*** Collected data ***
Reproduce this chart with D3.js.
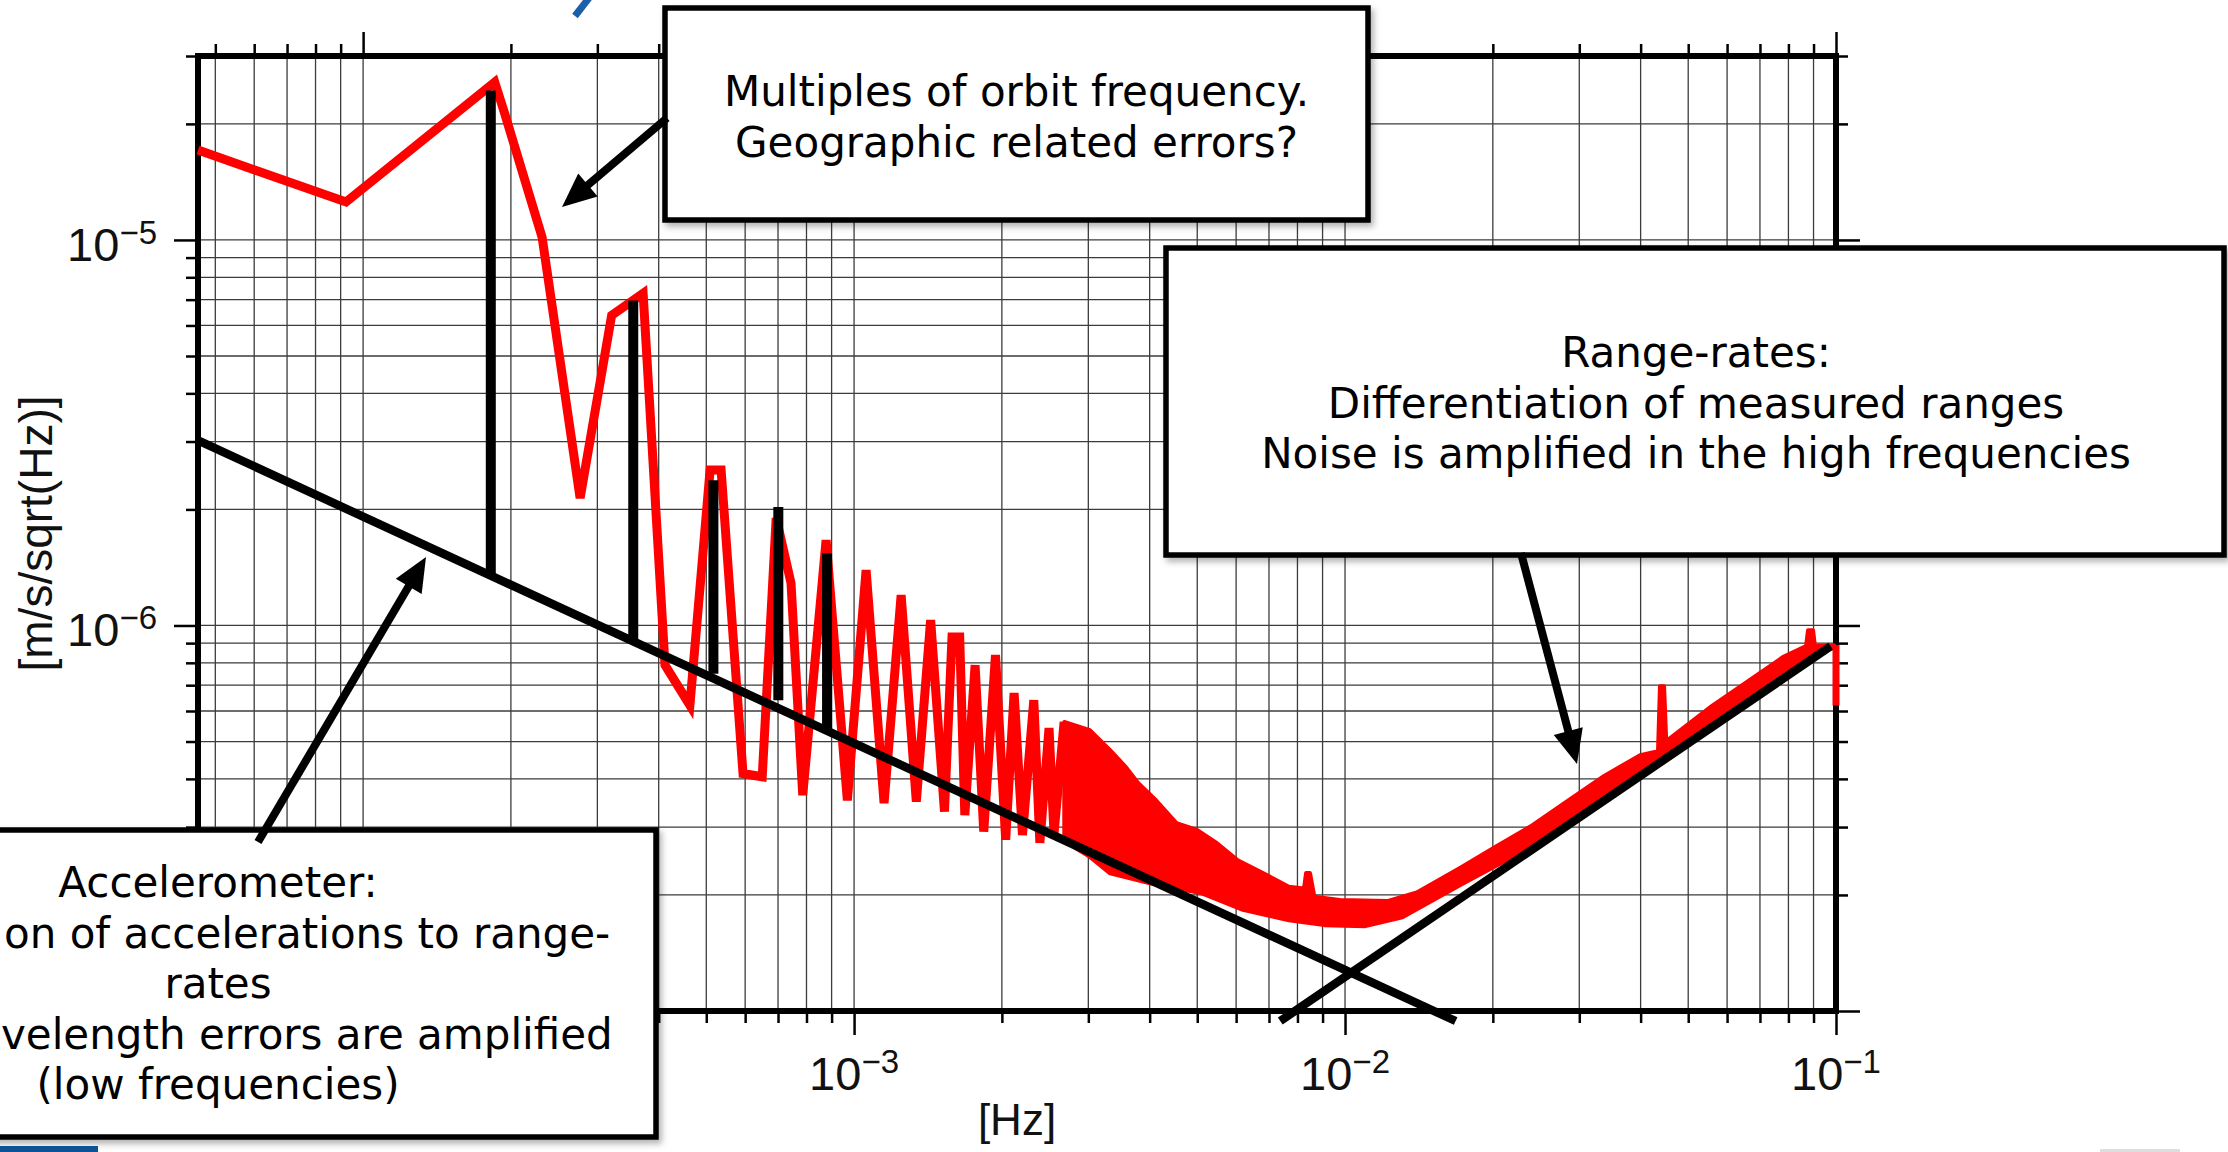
<!DOCTYPE html>
<html>
<head>
<meta charset="utf-8">
<script src="https://cdn.jsdelivr.net/npm/d3@7"></script>
<style>
  body { margin: 0; background: #fff; }
  svg { display: block; }
</style>
</head>
<body>
<svg id="chart"></svg>
<script>
// ---- data ----
var xDomain = [4.61e-5, 1e-1];          // [Hz]
var yDomain = [1e-7, 3e-5];             // [m/s/sqrt(Hz)]
var xLabelled = [1e-3, 1e-2, 1e-1];
var yLabelled = [1e-6, 1e-5];

// range-rate PSD, low frequency part (individual wiggles)
var psdLow = [
  [4.61e-5, 1.71e-5], [9.23e-5, 1.254e-5], [1.854e-4, 2.566e-5], [1.942e-4, 2.13e-5],
  [2.315e-4, 1.017e-5], [2.767e-4, 2.14e-6], [3.208e-4, 6.375e-6], [3.718e-4, 7.27e-6],
  [4.12e-4, 7.89e-7], [4.63e-4, 6.21e-7], [5.09e-4, 2.53e-6], [5.36e-4, 2.53e-6],
  [5.94e-4, 4.13e-7], [6.50e-4, 4.05e-7], [6.94e-4, 1.90e-6], [7.44e-4, 1.288e-6],
  [7.86e-4, 3.63e-7], [8.77e-4, 1.664e-6], [9.69e-4, 3.52e-7], [1.058e-3, 1.391e-6],
  [1.151e-3, 3.46e-7], [1.247e-3, 1.199e-6], [1.339e-3, 3.49e-7], [1.432e-3, 1.032e-6],
  [1.528e-3, 3.29e-7], [1.583e-3, 9.34e-7], [1.641e-3, 9.34e-7], [1.681e-3, 3.22e-7],
  [1.764e-3, 7.89e-7], [1.837e-3, 2.92e-7], [1.941e-3, 8.38e-7], [2.036e-3, 2.78e-7],
  [2.118e-3, 6.68e-7], [2.203e-3, 2.86e-7], [2.323e-3, 6.40e-7], [2.39e-3, 2.73e-7],
  [2.495e-3, 5.42e-7], [2.554e-3, 2.89e-7], [2.678e-3, 5.62e-7]
];

// dense part: upper and lower envelope of the noisy PSD
var psdBandUpper = [
  [2.68e-3, 5.62e-7], [3.022e-3, 5.35e-7], [3.323e-3, 4.75e-7], [3.573e-3, 4.30e-7],
  [3.793e-3, 3.90e-7], [4.121e-3, 3.52e-7], [4.537e-3, 3.07e-7], [4.995e-3, 2.95e-7],
  [5.495e-3, 2.72e-7], [6.047e-3, 2.46e-7], [6.82e-3, 2.275e-7], [7.685e-3, 2.10e-7],
  [8.25e-3, 2.08e-7], [8.33e-3, 2.28e-7], [8.485e-3, 2.28e-7], [8.66e-3, 1.98e-7],
  [9.76e-3, 1.94e-7], [1.224e-2, 1.93e-7], [1.40e-2, 2.03e-7], [1.714e-2, 2.35e-7],
  [2.03e-2, 2.67e-7], [2.404e-2, 3.03e-7], [2.845e-2, 3.51e-7], [3.37e-2, 4.07e-7],
  [3.99e-2, 4.61e-7], [4.34e-2, 4.72e-7], [4.38e-2, 6.96e-7], [4.465e-2, 6.96e-7],
  [4.51e-2, 5.01e-7], [5.59e-2, 6.19e-7], [6.62e-2, 7.17e-7], [7.83e-2, 8.31e-7],
  [8.69e-2, 8.84e-7], [8.77e-2, 9.72e-7], [8.98e-2, 9.72e-7], [9.06e-2, 8.84e-7],
  [9.91e-2, 8.89e-7]
];
var psdBandLower = [
  [2.68e-3, 2.86e-7], [2.818e-3, 2.65e-7], [3.022e-3, 2.51e-7], [3.323e-3, 2.275e-7],
  [4.025e-3, 2.14e-7], [5.11e-3, 2.02e-7], [6.195e-3, 1.83e-7], [7.685e-3, 1.72e-7],
  [9.08e-3, 1.67e-7], [1.10e-2, 1.66e-7], [1.309e-2, 1.75e-7], [1.714e-2, 2.12e-7],
  [2.404e-2, 2.67e-7], [3.37e-2, 3.58e-7], [3.99e-2, 4.15e-7], [5.59e-2, 5.69e-7],
  [7.83e-2, 7.63e-7], [9.59e-2, 8.66e-7], [9.91e-2, 8.75e-7]
];
var psdTail = [[1e-1, 8.9e-7], [1e-1, 6.2e-7]];

// noise models
var accelNoise = [[4.61e-5, 3.02e-6], [1.68e-2, 9.42e-8]];
var rangeNoise = [[7.38e-3, 9.42e-8], [9.75e-2, 8.83e-7]];

// multiples of orbit frequency
var orbitFreq   = [1.82e-4, 3.55e-4, 5.17e-4, 7.01e-4, 8.81e-4];
var orbitTop    = [2.44e-5, 6.97e-6, 2.38e-6, 2.03e-6, 1.54e-6];
var orbitBottom = [1.35e-6, 9.0e-7, 7.5e-7, 6.4e-7, 5.4e-7];

var xTitle = "[Hz]";
var yTitle = "[m/s/sqrt(Hz)]";
// the accelerometer box runs off the left edge of the slide: only these parts show
var noteAccel = ["Accelerometer:", "on of accelerations to range-", "rates",
                 "velength errors are amplified", "(low frequencies)"];
var noteOrbit = ["Multiples of orbit frequency.", "Geographic related errors?"];
var noteRange = ["Range-rates:", "Differentiation of measured ranges",
                 "Noise is amplified in the high frequencies"];

// ---- layout ----
var W = 2228, H = 1152;
var plot = {left: 198, right: 1836, top: 56, bottom: 1011};
var boxes = [
  {x0: -220, y0: 830, x1: 656, y1: 1137, cx: 218, base: 897, lines: noteAccel,
   leftAligned: {1: 4, 3: 1}},
  {x0: 665, y0: 8, x1: 1368, y1: 220, cx: 1016.5, base: 106, lines: noteOrbit},
  {x0: 1166, y0: 248, x1: 2224, y1: 555, cx: 1696, base: 367, lines: noteRange}
];
var arrows = [
  {from: [667, 118], to: [562, 207]},
  {from: [258, 842], to: [426, 557]},
  {from: [1521, 553], to: [1577, 764]}
];

var svg = d3.select("#chart").attr("width", W).attr("height", H)
    .attr("viewBox", "0 0 " + W + " " + H);

var defs = svg.append("defs");
var shadow = defs.append("filter").attr("id", "shadow")
    .attr("x", "-5%").attr("y", "-5%").attr("width", "115%").attr("height", "120%");
shadow.append("feDropShadow").attr("dx", 3).attr("dy", 4)
    .attr("stdDeviation", 3).attr("flood-color", "#000").attr("flood-opacity", 0.3);

var x = d3.scaleLog().domain(xDomain).range([plot.left, plot.right]);
var y = d3.scaleLog().domain(yDomain).range([plot.bottom, plot.top]);

function isDecade(v) {
  var l = Math.log10(v);
  return Math.abs(l - Math.round(l)) < 1e-6;
}
var xTicks = x.ticks(), yTicks = y.ticks();
var xMajor = xTicks.filter(isDecade), xMinor = xTicks.filter(function(d) { return !isDecade(d); });
var yMajor = yTicks.filter(isDecade), yMinor = yTicks.filter(function(d) { return !isDecade(d); });

/*
 *    G R I D
 */
var grid = svg.append("g").attr("stroke", "#3c3c3c").attr("stroke-width", 1.3);
grid.selectAll(".gx").data(xTicks).enter().append("line")
    .attr("x1", function(d) { return x(d); }).attr("x2", function(d) { return x(d); })
    .attr("y1", plot.top).attr("y2", plot.bottom);
grid.selectAll(".gy").data(yTicks).enter().append("line")
    .attr("y1", function(d) { return y(d); }).attr("y2", function(d) { return y(d); })
    .attr("x1", plot.left).attr("x2", plot.right);

/*
 *    T I C K S  (all four sides, outward)
 */
function ticks(axis, values, size, tx, ty) {
  var g = svg.append("g").attr("transform", "translate(" + tx + "," + ty + ")")
      .call(axis.tickValues(values).tickSize(size).tickFormat(""));
  g.select(".domain").remove();
  g.selectAll("line").attr("stroke", "#000").attr("stroke-width", 2.5);
}
ticks(d3.axisBottom(x), xMinor, 12, 0, plot.bottom);
ticks(d3.axisBottom(x), xMajor, 24, 0, plot.bottom);
ticks(d3.axisTop(x), xMinor, 12, 0, plot.top);
ticks(d3.axisTop(x), xMajor, 24, 0, plot.top);
ticks(d3.axisLeft(y), yMinor, 12, plot.left, 0);
ticks(d3.axisLeft(y), yMajor, 24, plot.left, 0);
ticks(d3.axisRight(y), yMinor, 12, plot.right, 0);
ticks(d3.axisRight(y), yMajor, 24, plot.right, 0);

// frame
svg.append("rect")
    .attr("x", plot.left).attr("y", plot.top)
    .attr("width", plot.right - plot.left).attr("height", plot.bottom - plot.top)
    .attr("fill", "none").attr("stroke", "#000").attr("stroke-width", 6);

/*
 *    L A B E L S
 */
var font = "'Liberation Sans', Arial, Helvetica, sans-serif";
function powerLabel(sel) {
  sel.each(function(d) {
    var t = d3.select(this);
    t.append("tspan").text("10");
    t.append("tspan").attr("dy", -17).attr("font-size", 33)
        .text("\u2212" + (-Math.round(Math.log10(d))));
  });
}
svg.append("g").selectAll("text").data(xLabelled).enter().append("text")
    .attr("x", function(d) { return x(d); })
    .attr("y", plot.bottom + 79)
    .attr("text-anchor", "middle")
    .attr("font-family", font).attr("font-size", 47).attr("fill", "#111")
    .call(powerLabel);
svg.append("g").selectAll("text").data(yLabelled).enter().append("text")
    .attr("x", 157)
    .attr("y", function(d) { return y(d) + 21; })
    .attr("text-anchor", "end")
    .attr("font-family", font).attr("font-size", 47).attr("fill", "#111")
    .call(powerLabel);

svg.append("text")
    .attr("x", (plot.left + plot.right) / 2).attr("y", 1135)
    .attr("text-anchor", "middle")
    .attr("font-family", font).attr("font-size", 44).attr("fill", "#111")
    .text(xTitle);
svg.append("text")
    .attr("transform", "translate(52," + (plot.top + plot.bottom) / 2 + ") rotate(-90)")
    .attr("text-anchor", "middle")
    .attr("font-family", font).attr("font-size", 46).attr("fill", "#111")
    .text(yTitle);

/*
 *    S E R I E S
 */
var line = d3.line()
    .x(function(d) { return x(d[0]); })
    .y(function(d) { return y(d[1]); });

svg.append("path").attr("d", line(psdLow))
    .attr("fill", "none").attr("stroke", "#ff0000").attr("stroke-width", 9);
svg.append("path")
    .attr("d", line(psdBandUpper.concat(psdBandLower.slice().reverse())) + "Z")
    .attr("fill", "#ff0000").attr("stroke", "#ff0000")
    .attr("stroke-width", 4).attr("stroke-linejoin", "round");
svg.append("path").attr("d", line(psdTail))
    .attr("fill", "none").attr("stroke", "#ff0000").attr("stroke-width", 7);

[accelNoise, rangeNoise].forEach(function(d) {
  svg.append("path").attr("d", line(d))
      .attr("fill", "none").attr("stroke", "#000").attr("stroke-width", 8.5);
});

svg.append("g").selectAll("line").data(orbitFreq).enter().append("line")
    .attr("x1", function(d) { return x(d); }).attr("x2", function(d) { return x(d); })
    .attr("y1", function(d, i) { return y(orbitBottom[i]); })
    .attr("y2", function(d, i) { return y(orbitTop[i]); })
    .attr("stroke", "#000").attr("stroke-width", 10);

/*
 *    N O T E S
 */
var lineH = 50.5;
boxes.forEach(function(b) {
  var g = svg.append("g");
  var left = b.leftAligned || {};
  g.append("rect")
      .attr("x", b.x0).attr("y", b.y0)
      .attr("width", b.x1 - b.x0).attr("height", b.y1 - b.y0)
      .attr("fill", "#fff").attr("stroke", "#000").attr("stroke-width", 5.5)
      .attr("filter", "url(#shadow)");
  g.selectAll("text").data(b.lines).enter().append("text")
      .attr("x", function(d, i) { return i in left ? left[i] : b.cx; })
      .attr("y", function(d, i) { return b.base + i * lineH; })
      .attr("text-anchor", function(d, i) { return i in left ? "start" : "middle"; })
      .attr("font-family", "'DejaVu Sans', Verdana, sans-serif")
      .attr("font-size", 42).attr("fill", "#000")
      .text(function(d) { return d; });
});

arrows.forEach(function(a) {
  var dx = a.to[0] - a.from[0], dy = a.to[1] - a.from[1];
  var len = Math.sqrt(dx * dx + dy * dy), ux = dx / len, uy = dy / len;
  var headL = 34, headW = 30;
  var bx = a.to[0] - ux * headL, by = a.to[1] - uy * headL;
  svg.append("line")
      .attr("x1", a.from[0]).attr("y1", a.from[1])
      .attr("x2", bx + ux * 2).attr("y2", by + uy * 2)
      .attr("stroke", "#000").attr("stroke-width", 8);
  svg.append("polygon")
      .attr("points", [
        [a.to[0], a.to[1]],
        [bx - uy * headW / 2, by + ux * headW / 2],
        [bx + uy * headW / 2, by - ux * headW / 2]
      ].join(" "))
      .attr("fill", "#000");
});

// slide fragments at the edges
svg.append("line").attr("x1", 575).attr("y1", 16).attr("x2", 592).attr("y2", -6)
    .attr("stroke", "#1b5fa8").attr("stroke-width", 7);
svg.append("rect").attr("x", 0).attr("y", 1146).attr("width", 98).attr("height", 6)
    .attr("fill", "#0b5394");
svg.append("rect").attr("x", 2100).attr("y", 1149).attr("width", 80).attr("height", 3)
    .attr("fill", "#dddddd");
</script>
</body>
</html>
***
• **Task to carry out**
Copy each line from the data above that includes "chart".

• **Expected answer**
Reproduce this chart with D3.js.
<svg id="chart"></svg>
var svg = d3.select("#chart").attr("width", W).attr("height", H)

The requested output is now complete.